== Provided material ==

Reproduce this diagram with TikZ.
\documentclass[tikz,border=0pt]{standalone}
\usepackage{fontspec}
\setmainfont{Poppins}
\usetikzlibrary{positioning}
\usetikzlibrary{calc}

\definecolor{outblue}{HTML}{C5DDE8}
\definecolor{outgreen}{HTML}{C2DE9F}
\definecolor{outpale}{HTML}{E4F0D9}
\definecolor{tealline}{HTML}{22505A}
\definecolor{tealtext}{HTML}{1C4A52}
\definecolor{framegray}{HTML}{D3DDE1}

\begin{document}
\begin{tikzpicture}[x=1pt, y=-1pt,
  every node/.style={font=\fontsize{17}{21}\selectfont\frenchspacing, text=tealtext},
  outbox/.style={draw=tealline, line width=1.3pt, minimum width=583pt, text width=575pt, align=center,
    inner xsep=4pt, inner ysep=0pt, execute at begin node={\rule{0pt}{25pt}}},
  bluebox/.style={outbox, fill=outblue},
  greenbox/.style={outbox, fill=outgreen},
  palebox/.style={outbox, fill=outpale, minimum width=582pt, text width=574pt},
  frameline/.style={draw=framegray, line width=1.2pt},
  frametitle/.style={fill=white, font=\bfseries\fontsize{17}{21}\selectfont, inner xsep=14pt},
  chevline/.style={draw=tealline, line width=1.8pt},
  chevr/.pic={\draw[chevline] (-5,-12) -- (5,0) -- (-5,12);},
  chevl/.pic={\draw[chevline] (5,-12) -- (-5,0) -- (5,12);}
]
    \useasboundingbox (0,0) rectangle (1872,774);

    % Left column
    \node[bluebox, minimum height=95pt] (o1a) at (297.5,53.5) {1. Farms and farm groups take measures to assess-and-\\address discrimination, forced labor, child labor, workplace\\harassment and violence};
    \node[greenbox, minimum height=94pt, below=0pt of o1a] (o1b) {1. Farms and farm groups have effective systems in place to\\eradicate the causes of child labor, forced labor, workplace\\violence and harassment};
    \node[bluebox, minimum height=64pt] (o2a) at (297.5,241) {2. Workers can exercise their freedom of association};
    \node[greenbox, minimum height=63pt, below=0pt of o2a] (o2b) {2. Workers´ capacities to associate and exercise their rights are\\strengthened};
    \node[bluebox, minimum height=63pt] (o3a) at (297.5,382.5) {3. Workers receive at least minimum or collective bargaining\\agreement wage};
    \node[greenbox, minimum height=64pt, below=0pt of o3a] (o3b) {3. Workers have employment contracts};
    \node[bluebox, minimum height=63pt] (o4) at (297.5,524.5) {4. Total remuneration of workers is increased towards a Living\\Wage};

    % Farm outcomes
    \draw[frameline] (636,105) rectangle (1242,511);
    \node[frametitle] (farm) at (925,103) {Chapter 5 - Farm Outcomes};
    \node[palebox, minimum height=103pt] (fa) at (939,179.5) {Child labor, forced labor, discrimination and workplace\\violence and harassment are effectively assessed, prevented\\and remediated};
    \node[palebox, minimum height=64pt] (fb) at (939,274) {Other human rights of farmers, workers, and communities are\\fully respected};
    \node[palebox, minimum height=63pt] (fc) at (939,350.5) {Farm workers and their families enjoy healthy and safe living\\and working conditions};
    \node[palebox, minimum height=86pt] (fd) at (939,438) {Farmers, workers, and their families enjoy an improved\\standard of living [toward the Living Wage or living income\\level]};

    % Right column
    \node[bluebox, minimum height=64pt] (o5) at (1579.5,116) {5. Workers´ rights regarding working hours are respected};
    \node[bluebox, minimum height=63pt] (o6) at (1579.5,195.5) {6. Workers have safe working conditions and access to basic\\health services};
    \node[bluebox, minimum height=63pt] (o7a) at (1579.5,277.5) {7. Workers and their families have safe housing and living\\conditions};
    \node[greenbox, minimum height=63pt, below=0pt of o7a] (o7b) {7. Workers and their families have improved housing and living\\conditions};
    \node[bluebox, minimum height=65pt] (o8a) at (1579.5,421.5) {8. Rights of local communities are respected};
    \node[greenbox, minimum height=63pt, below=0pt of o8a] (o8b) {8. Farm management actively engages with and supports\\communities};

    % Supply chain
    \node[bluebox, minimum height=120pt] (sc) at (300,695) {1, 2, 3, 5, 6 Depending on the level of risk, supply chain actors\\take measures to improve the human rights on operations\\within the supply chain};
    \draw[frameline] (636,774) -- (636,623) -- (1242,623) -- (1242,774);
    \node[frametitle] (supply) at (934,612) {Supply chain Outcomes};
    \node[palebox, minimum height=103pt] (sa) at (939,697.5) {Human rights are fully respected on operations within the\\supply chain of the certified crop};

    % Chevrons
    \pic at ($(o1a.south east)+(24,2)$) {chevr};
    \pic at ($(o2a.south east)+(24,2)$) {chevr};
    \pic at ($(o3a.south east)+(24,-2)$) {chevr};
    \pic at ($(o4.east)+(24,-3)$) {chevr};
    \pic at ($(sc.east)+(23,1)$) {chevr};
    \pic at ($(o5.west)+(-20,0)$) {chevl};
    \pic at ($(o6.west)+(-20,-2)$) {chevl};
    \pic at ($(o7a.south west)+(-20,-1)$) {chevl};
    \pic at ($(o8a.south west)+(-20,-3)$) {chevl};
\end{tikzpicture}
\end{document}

===

### Short problem:
Print the material verbatim, all of it.

### Result of this task:
Reproduce this diagram with TikZ.
\documentclass[tikz,border=0pt]{standalone}
\usepackage{fontspec}
\setmainfont{Poppins}
\usetikzlibrary{positioning}
\usetikzlibrary{calc}

\definecolor{outblue}{HTML}{C5DDE8}
\definecolor{outgreen}{HTML}{C2DE9F}
\definecolor{outpale}{HTML}{E4F0D9}
\definecolor{tealline}{HTML}{22505A}
\definecolor{tealtext}{HTML}{1C4A52}
\definecolor{framegray}{HTML}{D3DDE1}

\begin{document}
\begin{tikzpicture}[x=1pt, y=-1pt,
  every node/.style={font=\fontsize{17}{21}\selectfont\frenchspacing, text=tealtext},
  outbox/.style={draw=tealline, line width=1.3pt, minimum width=583pt, text width=575pt, align=center,
    inner xsep=4pt, inner ysep=0pt, execute at begin node={\rule{0pt}{25pt}}},
  bluebox/.style={outbox, fill=outblue},
  greenbox/.style={outbox, fill=outgreen},
  palebox/.style={outbox, fill=outpale, minimum width=582pt, text width=574pt},
  frameline/.style={draw=framegray, line width=1.2pt},
  frametitle/.style={fill=white, font=\bfseries\fontsize{17}{21}\selectfont, inner xsep=14pt},
  chevline/.style={draw=tealline, line width=1.8pt},
  chevr/.pic={\draw[chevline] (-5,-12) -- (5,0) -- (-5,12);},
  chevl/.pic={\draw[chevline] (5,-12) -- (-5,0) -- (5,12);}
]
    \useasboundingbox (0,0) rectangle (1872,774);

    % Left column
    \node[bluebox, minimum height=95pt] (o1a) at (297.5,53.5) {1. Farms and farm groups take measures to assess-and-\\address discrimination, forced labor, child labor, workplace\\harassment and violence};
    \node[greenbox, minimum height=94pt, below=0pt of o1a] (o1b) {1. Farms and farm groups have effective systems in place to\\eradicate the causes of child labor, forced labor, workplace\\violence and harassment};
    \node[bluebox, minimum height=64pt] (o2a) at (297.5,241) {2. Workers can exercise their freedom of association};
    \node[greenbox, minimum height=63pt, below=0pt of o2a] (o2b) {2. Workers´ capacities to associate and exercise their rights are\\strengthened};
    \node[bluebox, minimum height=63pt] (o3a) at (297.5,382.5) {3. Workers receive at least minimum or collective bargaining\\agreement wage};
    \node[greenbox, minimum height=64pt, below=0pt of o3a] (o3b) {3. Workers have employment contracts};
    \node[bluebox, minimum height=63pt] (o4) at (297.5,524.5) {4. Total remuneration of workers is increased towards a Living\\Wage};

    % Farm outcomes
    \draw[frameline] (636,105) rectangle (1242,511);
    \node[frametitle] (farm) at (925,103) {Chapter 5 - Farm Outcomes};
    \node[palebox, minimum height=103pt] (fa) at (939,179.5) {Child labor, forced labor, discrimination and workplace\\violence and harassment are effectively assessed, prevented\\and remediated};
    \node[palebox, minimum height=64pt] (fb) at (939,274) {Other human rights of farmers, workers, and communities are\\fully respected};
    \node[palebox, minimum height=63pt] (fc) at (939,350.5) {Farm workers and their families enjoy healthy and safe living\\and working conditions};
    \node[palebox, minimum height=86pt] (fd) at (939,438) {Farmers, workers, and their families enjoy an improved\\standard of living [toward the Living Wage or living income\\level]};

    % Right column
    \node[bluebox, minimum height=64pt] (o5) at (1579.5,116) {5. Workers´ rights regarding working hours are respected};
    \node[bluebox, minimum height=63pt] (o6) at (1579.5,195.5) {6. Workers have safe working conditions and access to basic\\health services};
    \node[bluebox, minimum height=63pt] (o7a) at (1579.5,277.5) {7. Workers and their families have safe housing and living\\conditions};
    \node[greenbox, minimum height=63pt, below=0pt of o7a] (o7b) {7. Workers and their families have improved housing and living\\conditions};
    \node[bluebox, minimum height=65pt] (o8a) at (1579.5,421.5) {8. Rights of local communities are respected};
    \node[greenbox, minimum height=63pt, below=0pt of o8a] (o8b) {8. Farm management actively engages with and supports\\communities};

    % Supply chain
    \node[bluebox, minimum height=120pt] (sc) at (300,695) {1, 2, 3, 5, 6 Depending on the level of risk, supply chain actors\\take measures to improve the human rights on operations\\within the supply chain};
    \draw[frameline] (636,774) -- (636,623) -- (1242,623) -- (1242,774);
    \node[frametitle] (supply) at (934,612) {Supply chain Outcomes};
    \node[palebox, minimum height=103pt] (sa) at (939,697.5) {Human rights are fully respected on operations within the\\supply chain of the certified crop};

    % Chevrons
    \pic at ($(o1a.south east)+(24,2)$) {chevr};
    \pic at ($(o2a.south east)+(24,2)$) {chevr};
    \pic at ($(o3a.south east)+(24,-2)$) {chevr};
    \pic at ($(o4.east)+(24,-3)$) {chevr};
    \pic at ($(sc.east)+(23,1)$) {chevr};
    \pic at ($(o5.west)+(-20,0)$) {chevl};
    \pic at ($(o6.west)+(-20,-2)$) {chevl};
    \pic at ($(o7a.south west)+(-20,-1)$) {chevl};
    \pic at ($(o8a.south west)+(-20,-3)$) {chevl};
\end{tikzpicture}
\end{document}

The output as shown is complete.